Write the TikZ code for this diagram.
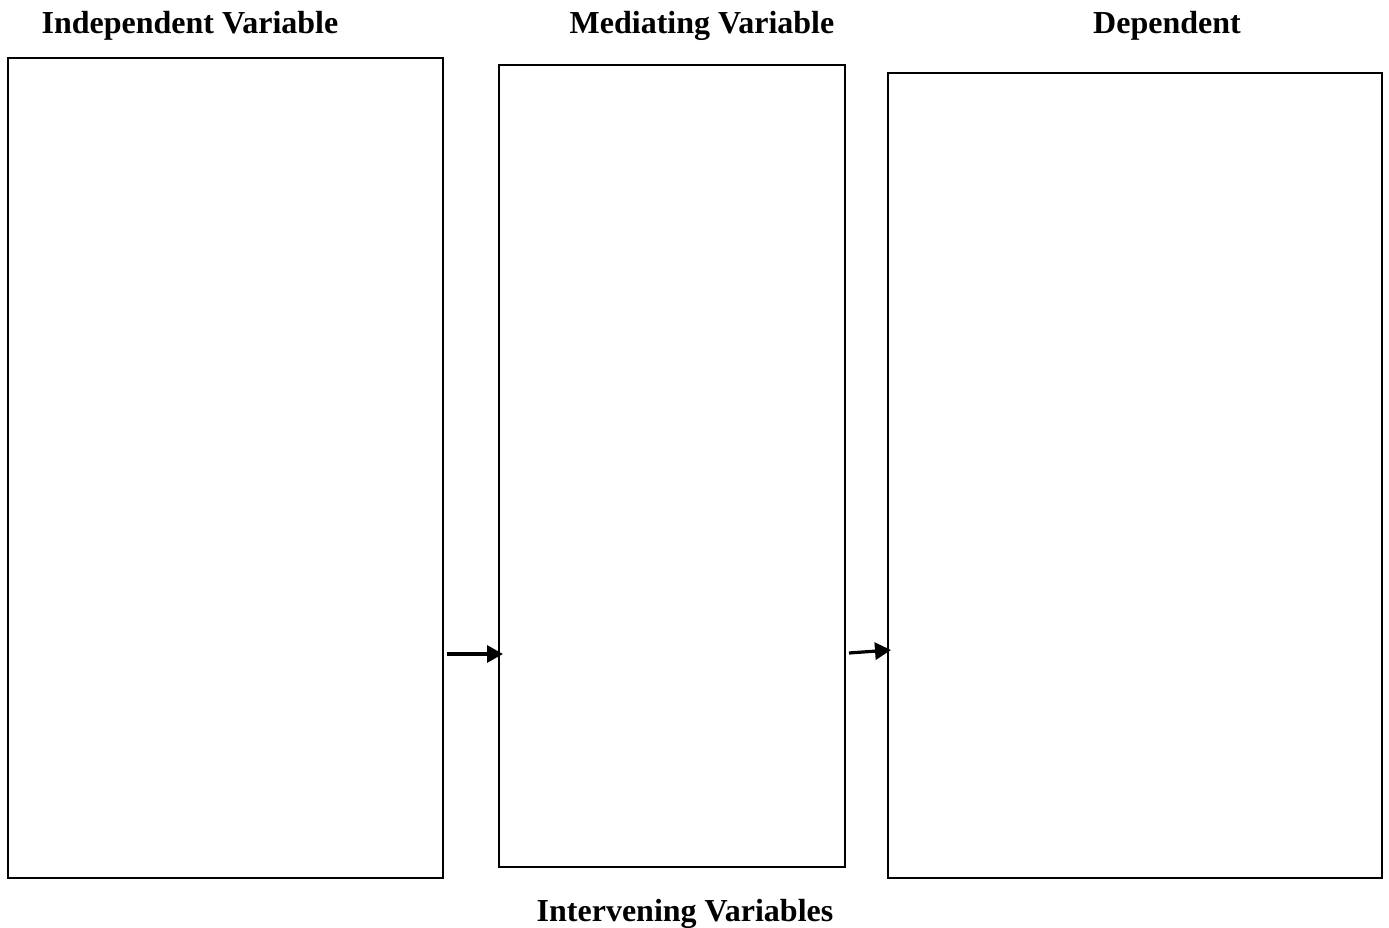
\documentclass[tikz,border=0pt]{standalone}
\usepackage{fontspec}
\setmainfont{Liberation Serif}
\usetikzlibrary{arrows.meta}
\begin{document}
\begin{tikzpicture}[x=1pt,y=-1pt,
  varbox/.style={draw=black, line width=1.1pt, inner sep=0pt},
  title/.style={font=\fontsize{32}{38}\selectfont\bfseries, inner sep=0pt, anchor=base},
  conn/.style={line width=3.2pt, -{Triangle[length=16pt,width=17pt]}}]
\useasboundingbox (0,0) rectangle (1389,927);
\node[varbox, minimum width=435pt, minimum height=820pt] (iv) at (225.5,468) {};
\node[varbox, minimum width=346pt, minimum height=802pt] (mv) at (672,466) {};
\node[varbox, minimum width=494pt, minimum height=805pt] (dv) at (1135,475.5) {};
\node[title] (tiv) at (190,33) {Independent Variable};
\node[title] (tmv) at (702,33) {Mediating Variable};
\node[title] (tdv) at (1167,33) {Dependent};
\node[title] (tint) at (685,921) {Intervening Variables};
\coordinate (a1s) at (447,654);
\coordinate (a1e) at (503,654);
\coordinate (a2s) at (849,653);
\coordinate (a2e) at (891,650);
\draw[conn] (a1s) -- (a1e);
\draw[conn] (a2s) -- (a2e);
\end{tikzpicture}
\end{document}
--- --- ---
## WORK TO BE COMPLETED:
Give the material again exactly as it is, but keep the pictures out.

## SOLUTION TO THIS PROBLEM:
Write the TikZ code for this diagram.
\documentclass[tikz,border=0pt]{standalone}
\usepackage{fontspec}
\setmainfont{Liberation Serif}
\usetikzlibrary{arrows.meta}
\begin{document}
\begin{tikzpicture}[x=1pt,y=-1pt,
  varbox/.style={draw=black, line width=1.1pt, inner sep=0pt},
  title/.style={font=\fontsize{32}{38}\selectfont\bfseries, inner sep=0pt, anchor=base},
  conn/.style={line width=3.2pt, -{Triangle[length=16pt,width=17pt]}}]
\useasboundingbox (0,0) rectangle (1389,927);
\node[varbox, minimum width=435pt, minimum height=820pt] (iv) at (225.5,468) {};
\node[varbox, minimum width=346pt, minimum height=802pt] (mv) at (672,466) {};
\node[varbox, minimum width=494pt, minimum height=805pt] (dv) at (1135,475.5) {};
\node[title] (tiv) at (190,33) {Independent Variable};
\node[title] (tmv) at (702,33) {Mediating Variable};
\node[title] (tdv) at (1167,33) {Dependent};
\node[title] (tint) at (685,921) {Intervening Variables};
\coordinate (a1s) at (447,654);
\coordinate (a1e) at (503,654);
\coordinate (a2s) at (849,653);
\coordinate (a2e) at (891,650);
\draw[conn] (a1s) -- (a1e);
\draw[conn] (a2s) -- (a2e);
\end{tikzpicture}
\end{document}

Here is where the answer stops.